Currently encryption is supported for individual blocks of text. Encrypted data is stored using the following format:

--ENCRYPTED--
base64_encoded([magic-byte][128-bit-IV][cipher-text])

The magic byte is used to version the encryption format and as a sanity check to detect encrypted content.

A future enhancement is planned that would allow encrypting and decrypting entire files - both entire notes as well as attachments.

Timeline format

Timelines are markdown files that use the extension .timeline.md and which contain notes ordered in increasing chronological order according to date, with the date specified as a level-2 header in YYYY-mm-dd format:

## 2022-10-01

<markdown note....>

## 2022-10-03

<another markdown note....>

Date headers SHOULD have a blank line before and after them, and SHOULD appear in increasing chronological order in the file.
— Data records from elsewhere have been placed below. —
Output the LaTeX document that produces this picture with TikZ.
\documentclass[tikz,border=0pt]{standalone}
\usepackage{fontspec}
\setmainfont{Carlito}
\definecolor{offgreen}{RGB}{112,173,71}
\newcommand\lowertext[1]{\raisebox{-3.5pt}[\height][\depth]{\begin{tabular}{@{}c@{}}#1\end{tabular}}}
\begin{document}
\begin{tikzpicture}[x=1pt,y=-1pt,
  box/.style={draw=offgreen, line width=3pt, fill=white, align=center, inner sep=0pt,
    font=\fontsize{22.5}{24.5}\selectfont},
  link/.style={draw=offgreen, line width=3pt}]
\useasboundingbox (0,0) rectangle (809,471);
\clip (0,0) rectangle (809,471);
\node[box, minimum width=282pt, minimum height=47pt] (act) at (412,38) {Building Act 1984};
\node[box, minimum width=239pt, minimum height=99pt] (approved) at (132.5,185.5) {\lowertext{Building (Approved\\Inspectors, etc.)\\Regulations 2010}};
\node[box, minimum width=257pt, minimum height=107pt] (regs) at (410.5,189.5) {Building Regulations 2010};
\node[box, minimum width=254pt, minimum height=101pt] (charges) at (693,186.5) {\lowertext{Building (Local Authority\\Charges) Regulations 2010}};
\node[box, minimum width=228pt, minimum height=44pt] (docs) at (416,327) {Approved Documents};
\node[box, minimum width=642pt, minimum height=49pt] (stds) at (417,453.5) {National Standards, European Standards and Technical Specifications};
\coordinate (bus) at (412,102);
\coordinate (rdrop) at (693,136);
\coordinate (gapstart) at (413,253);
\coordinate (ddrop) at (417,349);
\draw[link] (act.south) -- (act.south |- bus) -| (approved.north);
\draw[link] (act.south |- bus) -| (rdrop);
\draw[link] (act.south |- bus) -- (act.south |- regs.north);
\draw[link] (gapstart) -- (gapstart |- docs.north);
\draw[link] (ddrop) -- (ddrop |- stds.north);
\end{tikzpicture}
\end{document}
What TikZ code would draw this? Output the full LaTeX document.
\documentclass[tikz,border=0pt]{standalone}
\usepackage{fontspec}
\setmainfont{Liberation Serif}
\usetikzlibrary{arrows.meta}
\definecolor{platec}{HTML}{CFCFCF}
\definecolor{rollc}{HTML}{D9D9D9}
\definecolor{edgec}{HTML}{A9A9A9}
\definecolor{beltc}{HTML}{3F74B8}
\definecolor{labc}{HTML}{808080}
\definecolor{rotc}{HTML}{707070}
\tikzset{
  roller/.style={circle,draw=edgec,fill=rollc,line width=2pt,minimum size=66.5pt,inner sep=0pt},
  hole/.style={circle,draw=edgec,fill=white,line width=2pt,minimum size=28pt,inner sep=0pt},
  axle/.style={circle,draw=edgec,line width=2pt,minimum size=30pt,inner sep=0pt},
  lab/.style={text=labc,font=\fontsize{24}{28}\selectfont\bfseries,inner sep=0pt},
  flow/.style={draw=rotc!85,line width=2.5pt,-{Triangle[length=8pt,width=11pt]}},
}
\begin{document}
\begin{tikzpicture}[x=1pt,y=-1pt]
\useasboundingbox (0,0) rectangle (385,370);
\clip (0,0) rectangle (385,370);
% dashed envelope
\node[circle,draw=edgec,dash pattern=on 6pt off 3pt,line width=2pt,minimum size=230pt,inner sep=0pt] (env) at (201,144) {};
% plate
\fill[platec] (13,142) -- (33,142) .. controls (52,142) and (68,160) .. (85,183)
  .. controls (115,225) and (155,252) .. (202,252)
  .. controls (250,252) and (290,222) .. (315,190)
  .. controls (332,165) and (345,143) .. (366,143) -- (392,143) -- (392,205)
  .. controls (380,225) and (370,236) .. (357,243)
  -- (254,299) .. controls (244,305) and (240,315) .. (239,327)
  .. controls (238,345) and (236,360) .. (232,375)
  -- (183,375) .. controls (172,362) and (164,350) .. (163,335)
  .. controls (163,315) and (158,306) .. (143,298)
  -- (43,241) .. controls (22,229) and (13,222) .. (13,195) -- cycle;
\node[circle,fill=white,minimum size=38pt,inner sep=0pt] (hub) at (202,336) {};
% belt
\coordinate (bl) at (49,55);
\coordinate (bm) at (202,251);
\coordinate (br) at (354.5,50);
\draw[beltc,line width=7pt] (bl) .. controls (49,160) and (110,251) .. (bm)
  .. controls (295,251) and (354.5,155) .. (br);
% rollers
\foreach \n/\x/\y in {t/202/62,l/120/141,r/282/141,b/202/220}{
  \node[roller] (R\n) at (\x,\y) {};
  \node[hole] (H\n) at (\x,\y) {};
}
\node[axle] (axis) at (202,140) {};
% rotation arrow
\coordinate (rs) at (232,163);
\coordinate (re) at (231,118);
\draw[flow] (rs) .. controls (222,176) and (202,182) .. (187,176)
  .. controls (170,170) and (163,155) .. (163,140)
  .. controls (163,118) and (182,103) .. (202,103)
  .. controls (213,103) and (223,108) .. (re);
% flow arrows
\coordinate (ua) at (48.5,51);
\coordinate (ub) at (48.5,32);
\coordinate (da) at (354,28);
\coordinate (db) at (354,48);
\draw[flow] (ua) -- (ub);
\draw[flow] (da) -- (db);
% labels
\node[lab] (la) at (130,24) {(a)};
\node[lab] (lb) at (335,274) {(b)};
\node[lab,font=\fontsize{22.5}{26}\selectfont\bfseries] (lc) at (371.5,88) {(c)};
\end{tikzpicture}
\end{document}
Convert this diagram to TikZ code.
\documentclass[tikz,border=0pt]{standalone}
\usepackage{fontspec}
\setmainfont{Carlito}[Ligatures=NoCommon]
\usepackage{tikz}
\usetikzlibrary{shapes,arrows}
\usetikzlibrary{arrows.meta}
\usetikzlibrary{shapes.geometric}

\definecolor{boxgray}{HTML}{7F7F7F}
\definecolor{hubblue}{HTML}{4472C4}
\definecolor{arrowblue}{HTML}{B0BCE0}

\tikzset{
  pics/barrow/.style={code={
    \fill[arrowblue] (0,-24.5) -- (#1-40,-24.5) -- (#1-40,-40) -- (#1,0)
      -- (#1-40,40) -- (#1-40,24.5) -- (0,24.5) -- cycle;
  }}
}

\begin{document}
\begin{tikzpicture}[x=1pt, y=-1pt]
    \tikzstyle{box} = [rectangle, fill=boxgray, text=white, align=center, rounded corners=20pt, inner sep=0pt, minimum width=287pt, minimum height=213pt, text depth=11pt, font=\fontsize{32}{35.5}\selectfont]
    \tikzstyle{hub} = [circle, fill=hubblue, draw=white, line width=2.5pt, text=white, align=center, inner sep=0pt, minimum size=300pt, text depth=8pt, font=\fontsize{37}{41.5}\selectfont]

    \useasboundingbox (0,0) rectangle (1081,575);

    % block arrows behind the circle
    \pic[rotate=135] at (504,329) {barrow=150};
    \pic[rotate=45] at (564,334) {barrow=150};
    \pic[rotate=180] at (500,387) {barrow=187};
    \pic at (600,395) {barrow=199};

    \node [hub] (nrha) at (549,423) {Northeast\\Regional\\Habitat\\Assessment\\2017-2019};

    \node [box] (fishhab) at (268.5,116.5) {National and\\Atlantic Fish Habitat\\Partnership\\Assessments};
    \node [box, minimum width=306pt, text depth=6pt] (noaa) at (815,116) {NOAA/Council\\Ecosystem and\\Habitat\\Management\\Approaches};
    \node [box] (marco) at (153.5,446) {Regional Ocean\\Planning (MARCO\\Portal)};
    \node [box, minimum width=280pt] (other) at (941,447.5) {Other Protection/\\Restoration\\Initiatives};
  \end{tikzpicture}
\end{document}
Timeline files can “contain” attachments, which are specified as markdown-links into a files folder that is a sibling of the timeline file, and more specifically into a subfolder specific to the month corresponding to the date header under which that file appears. So for example an attachment file form.pdf that is labeled my form and is under the date header 2022-10-03 would look like:

## 2022-10-03

....

  [my form](files/2022-10/form.pdf)

And on disk:

├── project-a.timeline.md
└── files/
     └── 2022-10
          └── document.pdf

Any relative link in the timeline that starts with files/(YYYY)-(mm) SHOULD be an attachment that is present in the files folder.

Due to this design, sibling timelines share a files folder. If a timeline is moved, any attachments in the folder SHOULD be moved along with it, unless other sibling timelines also reference it, in which case they SHOULD be copied instead.

A future enhancement is intended to provide support for partitioning a single timeline into multiple files, probably by appending the year to the timeline’s name, e.g.:

project-a.2020.timeline.md
project-a.2021.timeline.md
project-a.2022.timeline.md

Would all be considered one timeline that is spread across three files, with dates belonging to the each year contained in the corresponding file. This functionality is not yet implemented in JemDrive.